During an investigation of several prominent mobile carriers, the FCC has found that three major companies regularly appear to overstate the amount of coverage that their service provides in maps.
(TNS) — Think you’ve got coverage? You might want to think twice.
Mobile phone service providers appear to overstate coverage in their maps 40% of the time, according to a new report from the Federal Communications Commission released Wednesday.
During an investigation of mobile carriers — including AT&T, Sprint, U.S. Cellular, T-Mobile and Verizon — the FCC found that three major companies appeared to overstate the amount of coverage their services provide in maps.
Because the government agency suspected a number of mobile service providers had inaccurate data regarding coverage service, the FCC launched an investigation.
“The staff review of challenger data, in combination with the record evidence focusing on specific areas in which coverage appeared to be overstated, suggested, among other things, that some providers had reported inaccurate coverage data to the Commission,” the report said.
When conducting tests, the FCC found many carriers did not meet the minimum service represented in coverage maps — meaning the maps would not accurately represent the service that was depicted.
“Only 62.3% of staff drive tests achieved at least the minimum download speed predicted by the coverage maps—with U.S. Cellular achieving that speed in only 45.0% of such tests, T-Mobile in 63.2% of tests, and Verizon in 64.3% of tests,” the report said.
U.S. Cellular sent a statement from Grant Spellmeyer, Vice President of Federal Affairs and Public Policy to the Daily News in response to the report.
“We have said all along that the parameters adopted by the Commission for the submittal of broadband coverage maps would result in overstated coverage, so the conclusions in the staff report come as no surprise to us.
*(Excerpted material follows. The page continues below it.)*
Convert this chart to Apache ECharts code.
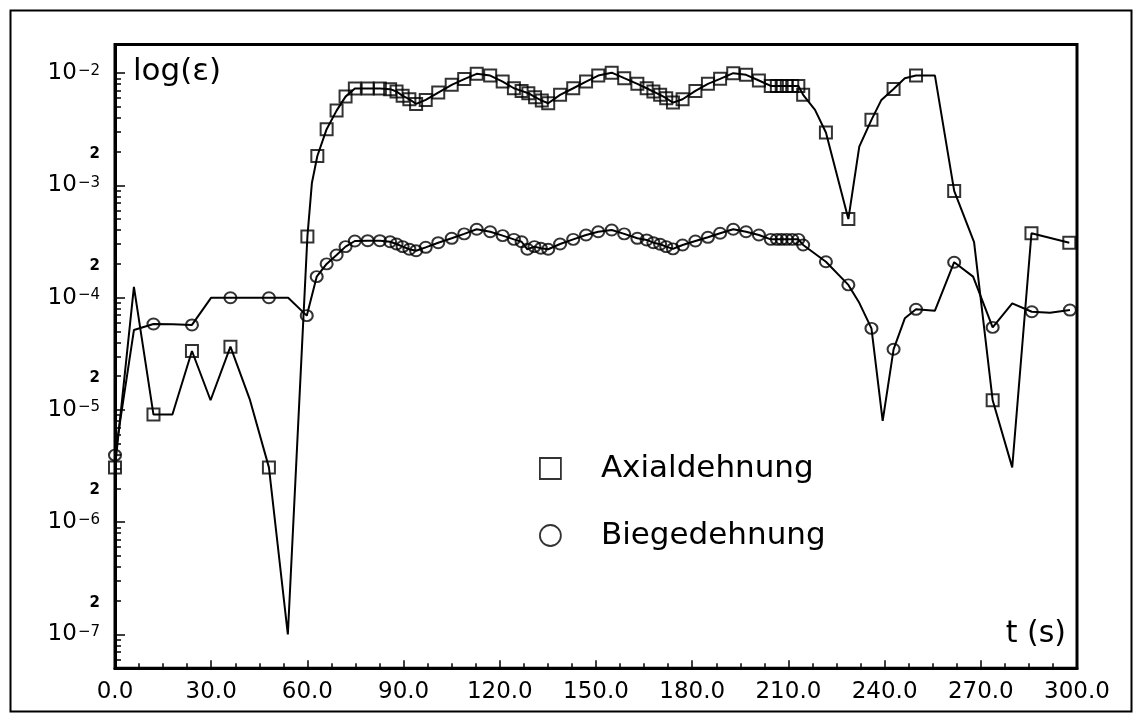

U.S. Cellular faithfully implemented the FCC’s requirements in the development of the coverage maps that it submitted, but we recognize, as does the FCC, that better and more accurate maps are necessary for dispersing finite government funding for broadband deployment,” Spellmeyer wrote.
T-Mobile, in a statement to The News, said “We stand behind our network coverage and all of our maps, but agree with the FCC that there is an opportunity to improve their procedures for collection of broadband coverage data for the Mobility Fund maps.”
“We look forward to working with them and Congress to revamp the process,” the T-Mobile statement said.
Verizon sent the following statement to The News in response to the report:
"We provide our customers with the broadest and most reliable wireless network services in the nation. Verizon understands the importance of accurate broadband maps and has worked with the FCC toward that goal. Our company is not responsible for the agency’s Mobility Fund mapping problem. The industry told the FCC more than two years ago how to build a coverage map that better aligns with real-world experiences. For policy reasons, the FCC rejected the industry’s consensus proposal in favor of a more expansive definition of coverage. Verizon simply followed the FCC’s instructions.
Verizon added, “We intend to review the staff recommendations, and will work with the FCC’s staff on ways to improve the mapping processes going forward.”
Staff encouraged the FCC to collect more data from the mobile service providers to “ensure the integrity and reliability of submitted maps,” according to the report.